Is NATO a military alliance or social club? The “North Atlantic” Treaty Organization just invited Montenegro to join. With 2,080 men under arms, Podgorica is a military nullity.


As I point out on National Interest online: “Adding Montenegro to NATO is like accumulating Facebook Friends. They do little more than allow preening Washington officials to wander the globe gloating how popular the U.S. is.”


During the Cold War NATO was viewed as deadly serious. For years war seemed to be a real possibility.


Then the Soviet Union collapsed. The quintessential anti-Soviet alliance no longer had anything to defend or defend against.

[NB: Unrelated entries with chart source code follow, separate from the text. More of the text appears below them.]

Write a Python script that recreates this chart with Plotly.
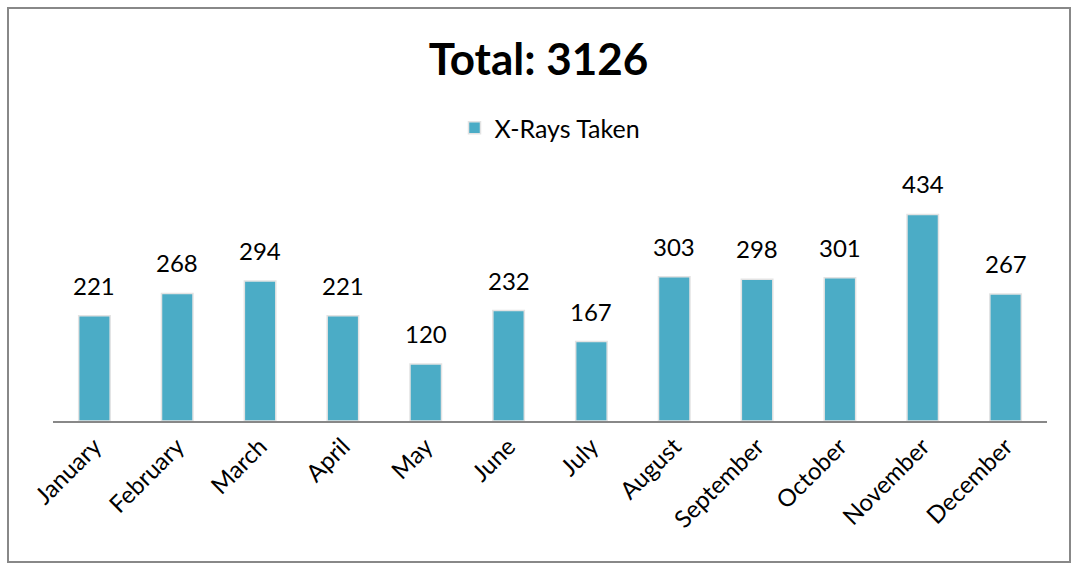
import plotly.graph_objects as go

months = ["January", "February", "March", "April", "May", "June", "July",
          "August", "September", "October", "November", "December"]
xrays = [221, 268, 294, 221, 120, 232, 167, 303, 298, 301, 434, 267]

W, H = 1077, 567
L, R, T, B = 53, 30, 183, 146
pw, ph = W - L - R, H - T - B
FONT = "Lato, Open Sans, sans-serif"

fig = go.Figure()
fig.add_trace(go.Bar(
    x=months, y=xrays, name="X-Rays Taken",
    marker=dict(color="#4BACC6", line=dict(color="#e3e3e3", width=1.5)),
))

# value labels sit a little above each bar
for m, v in zip(months, xrays):
    fig.add_annotation(x=m, y=v, text=str(v), showarrow=False,
                       yanchor="bottom", yshift=14,
                       font=dict(family=FONT, size=24, color="#000000"))

# outer chart border
fig.add_shape(
    type="rect", xref="paper", yref="paper",
    x0=(8 - L) / pw, x1=(1070 - L) / pw,
    y0=(H - B - 562) / ph, y1=(H - B - 8) / ph,
    line=dict(color="#888888", width=2), layer="below",
)

fig.update_layout(
    width=W, height=H,
    margin=dict(l=L, r=R, t=T, b=B),
    paper_bgcolor="white", plot_bgcolor="white",
    bargap=0.62,
    title=dict(text="<b>Total: 3126</b>", x=0.5, xanchor="center",
               y=1 - 60 / H, yanchor="middle",
               font=dict(family=FONT, size=44, color="#000000")),
    showlegend=True,
    legend=dict(orientation="h", x=0.5, xanchor="center",
                y=(H - B - 128) / ph, yanchor="middle",
                itemwidth=30,
                font=dict(family=FONT, size=25, color="#000000")),
    font=dict(family=FONT),
)
fig.update_xaxes(showline=True, linecolor="#888888", linewidth=2,
                 tickangle=-45, ticks="",
                 tickfont=dict(family=FONT, size=24, color="#000000"))
fig.update_yaxes(range=[0, 500], visible=False, showgrid=False)

fig.write_html("out.html", config={"displayModeBar": False},
               post_script="document.body.style.margin='0';")
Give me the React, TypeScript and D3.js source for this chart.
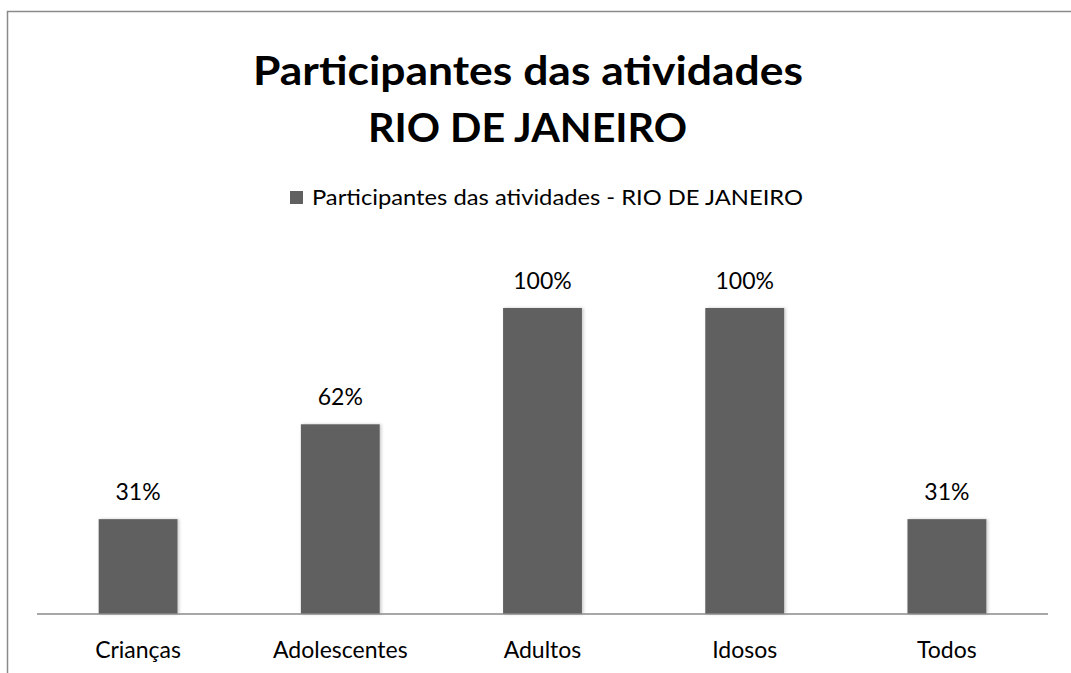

As Public Choice economists would predict, institutional instinct took over. Supporters subordinated the military to the political, and NATO became a geopolitical Welcome Wagon for former Warsaw Pact members.


The good times came to a halt last year with the Ukraine crisis. The Baltic States suddenly looked vulnerable and alliance members remembered Article 5, which committed them to battle against a nuclear-armed power to protect largely indefensible nations. Americans and Europeans were expected to risk nuclear war as an act of international charity.

Proposals to add Georgia and Ukraine would multiply the dangers. Russian aggressiveness, though unjustified, illustrates how important Moscow views its influence in both nations. Nothing in Kiev or Tbilisi is worth a nuclear confrontation.


The problem is not just NATO’s recent expansion. Turkey also is undermining U.S. and European security.


Ankara spent years prosecuting a brutal campaign against Kurdish separatists and occupied more than one-third of the Republic of Cyprus. Turkey has turned in an ever more authoritarian and Islamist direction as President Recep Tayyip Erdogan dropped his liberalizing pretensions.


Worse is Ankara’s irresponsible shoot-down of the Russian plane. Turkey may have been protecting the illicit oil trade or insurgents in an area dominated by the al-Qaeda-linked al-Nusra Front, or attempting to punish Moscow for backing Syria’s President Bashar al-Assad.


The first two undermine American interests. The latter runs against the more fundamental objective of destroying the Islamic State. Nothing justifies allowing Ankara to drag NATO into a war with Russia.


Finally, Europe could, if it was so inclined, defend itself. Why, 70 years after the conclusion of World War II, are Europeans still dependent on America?


Why can’t an area with a larger economy and population than the U.S. provide its own soldiers for defense? Why can’t an area of such economic prowess, which has around eight times the GDP and three times the population of its only possible antagonist, Russia, deter any threats?


The reason the Europeans don’t do so is because they don’t want to and don’t have to. Some don’t believe that Moscow actually poses much of a threat. Others figure only the nations bordering Russia face any risk, and there’s little interest in “Old Europe” for confronting Moscow over “New Europe.” And almost everyone assumes America will take care of any problems.


Particularly striking is the lack of military effort from those supposedly threatened by the supposed new Hitler to the east. Over the years American officials have pleaded, cajoled, contended, and begged the Europeans to do more.


To no effect. Reported Jan Techau of Carnegie Europe: “while European membership in NATO has nearly doubled since 1990, defense spending by Europeans has gone down by 28 percent since then.”


The U.S. should announce that the world has changed since creation of a U.S.-dominated NATO. It was time to refashion the alliance.


One possibility for the future would be a European-run NATO, with America perhaps as an associate member. Another alternative would be a continental defense run alongside the European Union. Maybe there’s something else.


But the time for subsidizing, coddling, and reassuring the Europeans is over. American taxpayers finally deserve at least as much consideration as European ones.